## Task objective
Set the listing down unchanged, minus every embedded image.

## Available data
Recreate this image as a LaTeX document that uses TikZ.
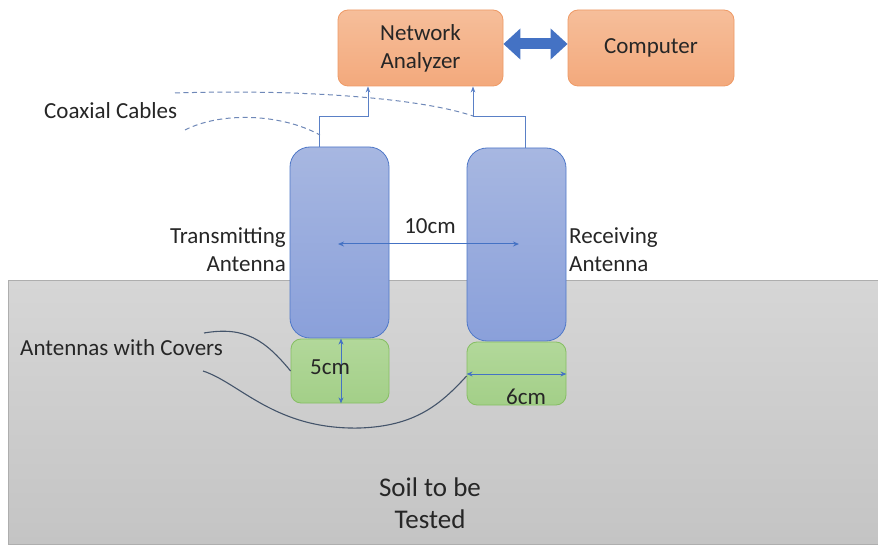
\documentclass[tikz,border=0pt]{standalone}
\usepackage{fontspec}
\setmainfont{Carlito}
\usetikzlibrary{arrows.meta}
\definecolor{txtc}{HTML}{262626}
\definecolor{ortop}{HTML}{F6BE9A}
\definecolor{orbot}{HTML}{F3A97C}
\definecolor{orline}{HTML}{EE9A66}
\definecolor{bltop}{HTML}{A7B7E1}
\definecolor{blbot}{HTML}{8AA0DA}
\definecolor{blline}{HTML}{4F78C8}
\definecolor{grtop}{HTML}{B2D89A}
\definecolor{grbot}{HTML}{A3CF88}
\definecolor{grline}{HTML}{86BE63}
\definecolor{arrc}{HTML}{4472C4}
\definecolor{cablec}{HTML}{5A80C6}
\definecolor{dashc}{HTML}{6F88B8}
\definecolor{leadc}{HTML}{44546A}
\definecolor{soiltop}{HTML}{D6D6D6}
\definecolor{soilbot}{HTML}{C4C4C4}
\definecolor{soilline}{HTML}{AEAEAE}
\begin{document}
\begin{tikzpicture}[x=1pt,y=-1pt,
  lbl/.style={font=\fontsize{23}{28}\selectfont, text=txtc, inner sep=0pt},
  orbox/.style={draw=orline, line width=0.8pt, rounded corners=10pt, top color=ortop, bottom color=orbot, align=center, font=\fontsize{23}{28}\selectfont, text=txtc},
  antbox/.style={draw=blline, line width=0.8pt, rounded corners=20pt, top color=bltop, bottom color=blbot},
  covbox/.style={draw=grline, line width=0.8pt, rounded corners=10pt, top color=grtop, bottom color=grbot},
  cable/.style={draw=cablec, line width=1pt},
  dashcable/.style={draw=dashc, line width=1pt, dash pattern=on 5pt off 3.5pt},
  lead/.style={draw=leadc, line width=1.1pt},
  dim/.style={draw=arrc, line width=1pt, {Stealth[length=6pt,width=5pt]}-{Stealth[length=6pt,width=5pt]}}
]
\useasboundingbox (0,0) rectangle (878,545);
\fill[white] (0,0) rectangle (878,545);
% soil
\draw[draw=soilline, line width=1pt, top color=soiltop, bottom color=soilbot] (8,281) rectangle (892,544);
\node[lbl, align=center, font=\fontsize{27}{32}\selectfont] (soil) at (430,503) {Soil to be\\Tested};

% boxes
\node[orbox, minimum width=165pt, minimum height=76pt] (NA) at (420.5,48) {Network\\Analyzer};
\node[orbox, minimum width=166pt, minimum height=76pt] (PC) at (651,48) {Computer};
\draw[arrc, line width=11pt, {Triangle[length=17pt,width=30pt]}-{Triangle[length=17pt,width=30pt]}] ([yshift=4pt]NA.east) -- ([yshift=4pt]PC.west);

% antennas
\node[antbox, minimum width=99pt, minimum height=191pt] (Tx) at (339.5,242.5) {};
\node[antbox, minimum width=99pt, minimum height=193pt] (Rx) at (516.5,244.5) {};
\node[covbox, minimum width=98pt, minimum height=64pt] (TxC) at (340,371) {};
\node[covbox, minimum width=99pt, minimum height=63pt] (RxC) at (516.5,373.5) {};

% cables
\draw[cable, -{Stealth[length=6pt,width=4.5pt]}] ([xshift=30pt]Tx.north west) |- (368,117) -- (NA.south -| 368,0);
\draw[cable, -{Stealth[length=6pt,width=4.5pt]}] ([xshift=59pt]Rx.north west) |- (473,117) -- (NA.south -| 473,0);
\draw[dashcable] (175,93) .. controls (300,89) and (420,98) .. (473,116);
\draw[dashcable] (185,130) .. controls (220,112) and (280,113) .. (320,135);
\node[lbl, anchor=west] (coax) at (44,111) {Coaxial Cables};

% labels
\node[lbl, align=right, anchor=east] (txl) at (286,250) {Transmitting\\Antenna};
\node[lbl, align=left, anchor=west] (rxl) at (569,250) {Receiving\\Antenna};

% 10cm
\coordinate (d1) at (338,244);
\coordinate (d2) at (519,244);
\draw[dim] (d1) -- (d2);
\node[lbl] (ten) at (430,226) {10cm};

% 5cm / 6cm
\draw[dim] (TxC.north -| 341,0) -- (TxC.south -| 341,0);
\node[lbl] (five) at (330,367) {5cm};
\draw[dim] (RxC.west |- 0,374) -- (RxC.east |- 0,374);
\node[lbl] (six) at (526,397) {6cm};

% antennas with covers
\node[lbl, anchor=west] (awc) at (20,348) {Antennas with Covers};
\draw[lead] (204,333) .. controls (245,326) and (265,340) .. (TxC.west);
\draw[lead] (203,371) .. controls (240,383) and (275,430) .. (360,428) .. controls (415,426) and (440,405) .. (RxC.west |- 0,376);
\end{tikzpicture}
\end{document}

## Correct answer
Recreate this image as a LaTeX document that uses TikZ.
\documentclass[tikz,border=0pt]{standalone}
\usepackage{fontspec}
\setmainfont{Carlito}
\usetikzlibrary{arrows.meta}
\definecolor{txtc}{HTML}{262626}
\definecolor{ortop}{HTML}{F6BE9A}
\definecolor{orbot}{HTML}{F3A97C}
\definecolor{orline}{HTML}{EE9A66}
\definecolor{bltop}{HTML}{A7B7E1}
\definecolor{blbot}{HTML}{8AA0DA}
\definecolor{blline}{HTML}{4F78C8}
\definecolor{grtop}{HTML}{B2D89A}
\definecolor{grbot}{HTML}{A3CF88}
\definecolor{grline}{HTML}{86BE63}
\definecolor{arrc}{HTML}{4472C4}
\definecolor{cablec}{HTML}{5A80C6}
\definecolor{dashc}{HTML}{6F88B8}
\definecolor{leadc}{HTML}{44546A}
\definecolor{soiltop}{HTML}{D6D6D6}
\definecolor{soilbot}{HTML}{C4C4C4}
\definecolor{soilline}{HTML}{AEAEAE}
\begin{document}
\begin{tikzpicture}[x=1pt,y=-1pt,
  lbl/.style={font=\fontsize{23}{28}\selectfont, text=txtc, inner sep=0pt},
  orbox/.style={draw=orline, line width=0.8pt, rounded corners=10pt, top color=ortop, bottom color=orbot, align=center, font=\fontsize{23}{28}\selectfont, text=txtc},
  antbox/.style={draw=blline, line width=0.8pt, rounded corners=20pt, top color=bltop, bottom color=blbot},
  covbox/.style={draw=grline, line width=0.8pt, rounded corners=10pt, top color=grtop, bottom color=grbot},
  cable/.style={draw=cablec, line width=1pt},
  dashcable/.style={draw=dashc, line width=1pt, dash pattern=on 5pt off 3.5pt},
  lead/.style={draw=leadc, line width=1.1pt},
  dim/.style={draw=arrc, line width=1pt, {Stealth[length=6pt,width=5pt]}-{Stealth[length=6pt,width=5pt]}}
]
\useasboundingbox (0,0) rectangle (878,545);
\fill[white] (0,0) rectangle (878,545);
% soil
\draw[draw=soilline, line width=1pt, top color=soiltop, bottom color=soilbot] (8,281) rectangle (892,544);
\node[lbl, align=center, font=\fontsize{27}{32}\selectfont] (soil) at (430,503) {Soil to be\\Tested};

% boxes
\node[orbox, minimum width=165pt, minimum height=76pt] (NA) at (420.5,48) {Network\\Analyzer};
\node[orbox, minimum width=166pt, minimum height=76pt] (PC) at (651,48) {Computer};
\draw[arrc, line width=11pt, {Triangle[length=17pt,width=30pt]}-{Triangle[length=17pt,width=30pt]}] ([yshift=4pt]NA.east) -- ([yshift=4pt]PC.west);

% antennas
\node[antbox, minimum width=99pt, minimum height=191pt] (Tx) at (339.5,242.5) {};
\node[antbox, minimum width=99pt, minimum height=193pt] (Rx) at (516.5,244.5) {};
\node[covbox, minimum width=98pt, minimum height=64pt] (TxC) at (340,371) {};
\node[covbox, minimum width=99pt, minimum height=63pt] (RxC) at (516.5,373.5) {};

% cables
\draw[cable, -{Stealth[length=6pt,width=4.5pt]}] ([xshift=30pt]Tx.north west) |- (368,117) -- (NA.south -| 368,0);
\draw[cable, -{Stealth[length=6pt,width=4.5pt]}] ([xshift=59pt]Rx.north west) |- (473,117) -- (NA.south -| 473,0);
\draw[dashcable] (175,93) .. controls (300,89) and (420,98) .. (473,116);
\draw[dashcable] (185,130) .. controls (220,112) and (280,113) .. (320,135);
\node[lbl, anchor=west] (coax) at (44,111) {Coaxial Cables};

% labels
\node[lbl, align=right, anchor=east] (txl) at (286,250) {Transmitting\\Antenna};
\node[lbl, align=left, anchor=west] (rxl) at (569,250) {Receiving\\Antenna};

% 10cm
\coordinate (d1) at (338,244);
\coordinate (d2) at (519,244);
\draw[dim] (d1) -- (d2);
\node[lbl] (ten) at (430,226) {10cm};

% 5cm / 6cm
\draw[dim] (TxC.north -| 341,0) -- (TxC.south -| 341,0);
\node[lbl] (five) at (330,367) {5cm};
\draw[dim] (RxC.west |- 0,374) -- (RxC.east |- 0,374);
\node[lbl] (six) at (526,397) {6cm};

% antennas with covers
\node[lbl, anchor=west] (awc) at (20,348) {Antennas with Covers};
\draw[lead] (204,333) .. controls (245,326) and (265,340) .. (TxC.west);
\draw[lead] (203,371) .. controls (240,383) and (275,430) .. (360,428) .. controls (415,426) and (440,405) .. (RxC.west |- 0,376);
\end{tikzpicture}
\end{document}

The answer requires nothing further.